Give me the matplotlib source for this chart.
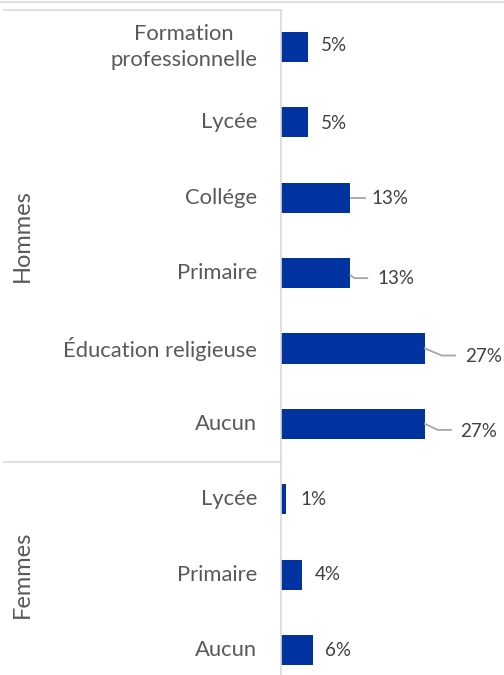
import matplotlib
matplotlib.use("Agg")
import matplotlib.pyplot as plt
from matplotlib.lines import Line2D

plt.rcParams['font.family'] = ['Lato', 'DejaVu Sans']

# data, top to bottom
categories = ["Formation\nprofessionnelle", "Lycée", "Collége", "Primaire",
              "Éducation religieuse", "Aucun", "Lycée", "Primaire", "Aucun"]
values = [5, 5, 13, 13, 27, 27, 1, 4, 6]
value_labels = ["5%", "5%", "13%", "13%", "27%", "27%", "1%", "4%", "6%"]
groups = ["Hommes", "Femmes"]
group_sizes = [6, 3]

bar_color = "#0033A0"
label_color = "#595959"
value_color = "#404040"
line_color = "#D9D9D9"

W, H = 504, 675
fig = plt.figure(figsize=(W / 100, H / 100), dpi=100)
ax_left = 281 / W
ax_top = 1 - 10 / H
ax = fig.add_axes([ax_left, 0, 1 - ax_left, ax_top])

n = len(values)
ypos = list(range(n))
ax.barh(ypos, values, height=0.4, color=bar_color)
ax.set_xlim(0, (W - 281) / 5.33)
ax.set_ylim(8.33, -0.49)
ax.axis("off")

# category labels, right edge 24 px left of the axis
for i, c in enumerate(categories):
    ax.text(-(281 - 257) / 5.33, i, c, ha="right", va="center", multialignment="center",
            fontsize=15.8, color=label_color, linespacing=1.4)

# value labels with leader lines (offsets in pixels from bar end: elbow points, text start)
leaders = {
    2: [(1, 0), (15, 0)],
    3: [(0, 2), (4, 5), (17, 5)],
    4: [(0, 0), (17, 7), (30, 7)],
    5: [(0, 0), (13, 6), (26, 6)],
}
text_off = {0: (13, -1), 1: (13, 1), 2: (21, 1), 3: (27, 5), 4: (40, 8),
            5: (35, 8), 6: (14, 0), 7: (12, 0), 8: (12, 0)}

fig.canvas.draw()
inv = ax.transData.inverted()
for i, v in enumerate(values):
    ax_x, ax_y = ax.transData.transform((v, i))
    if i in leaders:
        pts = [inv.transform((ax_x + dx, ax_y - dy)) for dx, dy in leaders[i]]
        ax.add_line(Line2D([p[0] for p in pts], [p[1] for p in pts],
                           color="#A6A6A6", lw=1.3, clip_on=False))
    dx, dy = text_off[i]
    tx, ty = inv.transform((ax_x + dx, ax_y - dy))
    ax.text(tx, ty, value_labels[i], ha="left", va="center", fontsize=13.5,
            color=value_color)

# frame lines in figure pixel coords
def fline(x0, y0, x1, y1):
    fig.add_artist(Line2D([x0 / W, x1 / W], [1 - y0 / H, 1 - y1 / H],
                          color=line_color, lw=1.2))

fline(0, 2, W, 2)
fline(4, 10, 281, 10)
fline(281, 10, 281, H)
fline(4, 462, 281, 462)

# group labels
start = 0
for g, size in zip(groups, group_sizes):
    mid = start + (size - 1) / 2
    _, gy = ax.transData.transform((0, mid))
    fig.text(22 / W, gy / H, g, rotation=90, ha="center", va="center",
             fontsize=17, color=label_color)
    start += size

fig.savefig("out.png", dpi=100)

● ● ●

◆ Given problem
Return nothing but the lines running from the start of the data to the line with "plt.rcParams['font.family'] = ['Lato', 'DejaVu", please, both ends included and no pictures.

◆ Result of this exercise
Give me the matplotlib source for this chart.
import matplotlib
matplotlib.use("Agg")
import matplotlib.pyplot as plt
from matplotlib.lines import Line2D

plt.rcParams['font.family'] = ['Lato', 'DejaVu Sans']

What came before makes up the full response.